◆ What the task asks
Your task is to give the listing below back word for word, pictures excluded.

start Recorded information

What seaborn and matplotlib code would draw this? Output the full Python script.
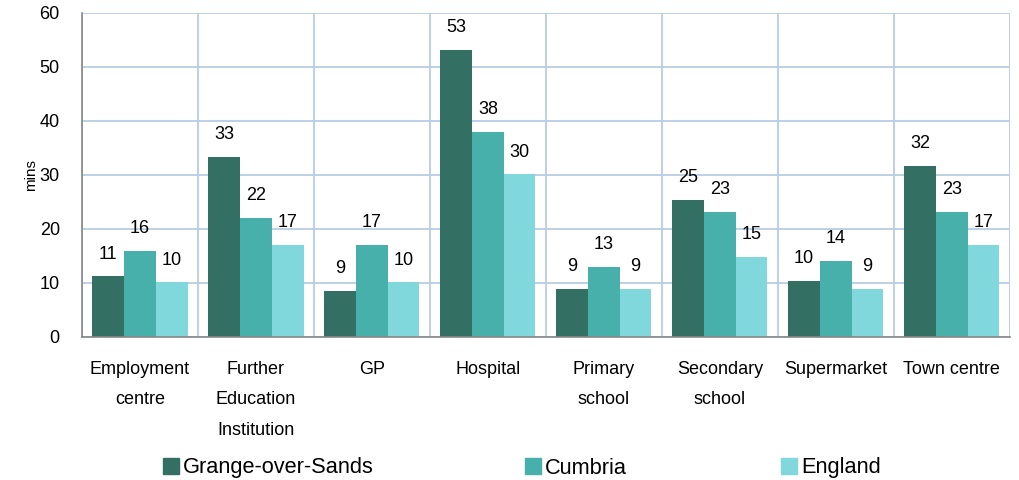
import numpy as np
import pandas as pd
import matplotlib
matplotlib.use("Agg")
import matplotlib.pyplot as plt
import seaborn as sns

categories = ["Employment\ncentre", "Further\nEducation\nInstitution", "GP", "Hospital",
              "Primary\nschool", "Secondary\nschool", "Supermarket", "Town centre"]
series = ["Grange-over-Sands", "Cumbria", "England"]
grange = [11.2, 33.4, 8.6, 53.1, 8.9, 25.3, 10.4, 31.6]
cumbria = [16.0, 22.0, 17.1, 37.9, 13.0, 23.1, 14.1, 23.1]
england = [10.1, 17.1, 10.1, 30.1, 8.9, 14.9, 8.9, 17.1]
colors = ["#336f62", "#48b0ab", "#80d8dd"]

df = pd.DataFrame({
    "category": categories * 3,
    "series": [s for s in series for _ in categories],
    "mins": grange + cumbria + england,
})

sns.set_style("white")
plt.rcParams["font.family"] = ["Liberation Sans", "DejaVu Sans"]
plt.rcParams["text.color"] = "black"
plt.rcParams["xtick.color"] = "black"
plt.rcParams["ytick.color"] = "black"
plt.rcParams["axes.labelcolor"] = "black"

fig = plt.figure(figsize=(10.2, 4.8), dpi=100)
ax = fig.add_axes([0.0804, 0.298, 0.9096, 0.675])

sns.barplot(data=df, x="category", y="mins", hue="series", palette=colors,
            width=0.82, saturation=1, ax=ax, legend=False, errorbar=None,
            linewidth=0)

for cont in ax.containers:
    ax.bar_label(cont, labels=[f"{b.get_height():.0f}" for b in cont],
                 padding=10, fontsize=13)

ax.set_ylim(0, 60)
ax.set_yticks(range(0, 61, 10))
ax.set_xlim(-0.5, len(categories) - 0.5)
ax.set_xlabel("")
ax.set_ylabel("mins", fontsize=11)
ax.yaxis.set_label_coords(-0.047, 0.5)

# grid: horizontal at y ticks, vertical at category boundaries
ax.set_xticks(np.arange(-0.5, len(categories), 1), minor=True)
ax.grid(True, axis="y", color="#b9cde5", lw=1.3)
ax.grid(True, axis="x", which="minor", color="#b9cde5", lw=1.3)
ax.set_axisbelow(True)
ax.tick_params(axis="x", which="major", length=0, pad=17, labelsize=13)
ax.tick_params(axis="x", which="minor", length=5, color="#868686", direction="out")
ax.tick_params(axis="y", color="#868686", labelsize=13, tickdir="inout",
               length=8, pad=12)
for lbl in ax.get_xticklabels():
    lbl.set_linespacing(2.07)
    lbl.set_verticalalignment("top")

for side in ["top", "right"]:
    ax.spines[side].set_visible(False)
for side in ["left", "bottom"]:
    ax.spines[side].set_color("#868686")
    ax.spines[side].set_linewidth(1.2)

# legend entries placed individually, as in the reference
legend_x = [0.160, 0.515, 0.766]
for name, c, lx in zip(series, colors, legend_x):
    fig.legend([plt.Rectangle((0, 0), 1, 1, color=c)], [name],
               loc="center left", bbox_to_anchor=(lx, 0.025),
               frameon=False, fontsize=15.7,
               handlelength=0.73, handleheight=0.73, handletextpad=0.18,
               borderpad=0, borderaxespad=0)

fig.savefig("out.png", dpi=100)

end Recorded information

◆ Solution for this exercise
What seaborn and matplotlib code would draw this? Output the full Python script.
import numpy as np
import pandas as pd
import matplotlib
matplotlib.use("Agg")
import matplotlib.pyplot as plt
import seaborn as sns

categories = ["Employment\ncentre", "Further\nEducation\nInstitution", "GP", "Hospital",
              "Primary\nschool", "Secondary\nschool", "Supermarket", "Town centre"]
series = ["Grange-over-Sands", "Cumbria", "England"]
grange = [11.2, 33.4, 8.6, 53.1, 8.9, 25.3, 10.4, 31.6]
cumbria = [16.0, 22.0, 17.1, 37.9, 13.0, 23.1, 14.1, 23.1]
england = [10.1, 17.1, 10.1, 30.1, 8.9, 14.9, 8.9, 17.1]
colors = ["#336f62", "#48b0ab", "#80d8dd"]

df = pd.DataFrame({
    "category": categories * 3,
    "series": [s for s in series for _ in categories],
    "mins": grange + cumbria + england,
})

sns.set_style("white")
plt.rcParams["font.family"] = ["Liberation Sans", "DejaVu Sans"]
plt.rcParams["text.color"] = "black"
plt.rcParams["xtick.color"] = "black"
plt.rcParams["ytick.color"] = "black"
plt.rcParams["axes.labelcolor"] = "black"

fig = plt.figure(figsize=(10.2, 4.8), dpi=100)
ax = fig.add_axes([0.0804, 0.298, 0.9096, 0.675])

sns.barplot(data=df, x="category", y="mins", hue="series", palette=colors,
            width=0.82, saturation=1, ax=ax, legend=False, errorbar=None,
            linewidth=0)

for cont in ax.containers:
    ax.bar_label(cont, labels=[f"{b.get_height():.0f}" for b in cont],
                 padding=10, fontsize=13)

ax.set_ylim(0, 60)
ax.set_yticks(range(0, 61, 10))
ax.set_xlim(-0.5, len(categories) - 0.5)
ax.set_xlabel("")
ax.set_ylabel("mins", fontsize=11)
ax.yaxis.set_label_coords(-0.047, 0.5)

# grid: horizontal at y ticks, vertical at category boundaries
ax.set_xticks(np.arange(-0.5, len(categories), 1), minor=True)
ax.grid(True, axis="y", color="#b9cde5", lw=1.3)
ax.grid(True, axis="x", which="minor", color="#b9cde5", lw=1.3)
ax.set_axisbelow(True)
ax.tick_params(axis="x", which="major", length=0, pad=17, labelsize=13)
ax.tick_params(axis="x", which="minor", length=5, color="#868686", direction="out")
ax.tick_params(axis="y", color="#868686", labelsize=13, tickdir="inout",
               length=8, pad=12)
for lbl in ax.get_xticklabels():
    lbl.set_linespacing(2.07)
    lbl.set_verticalalignment("top")

for side in ["top", "right"]:
    ax.spines[side].set_visible(False)
for side in ["left", "bottom"]:
    ax.spines[side].set_color("#868686")
    ax.spines[side].set_linewidth(1.2)

# legend entries placed individually, as in the reference
legend_x = [0.160, 0.515, 0.766]
for name, c, lx in zip(series, colors, legend_x):
    fig.legend([plt.Rectangle((0, 0), 1, 1, color=c)], [name],
               loc="center left", bbox_to_anchor=(lx, 0.025),
               frameon=False, fontsize=15.7,
               handlelength=0.73, handleheight=0.73, handletextpad=0.18,
               borderpad=0, borderaxespad=0)

fig.savefig("out.png", dpi=100)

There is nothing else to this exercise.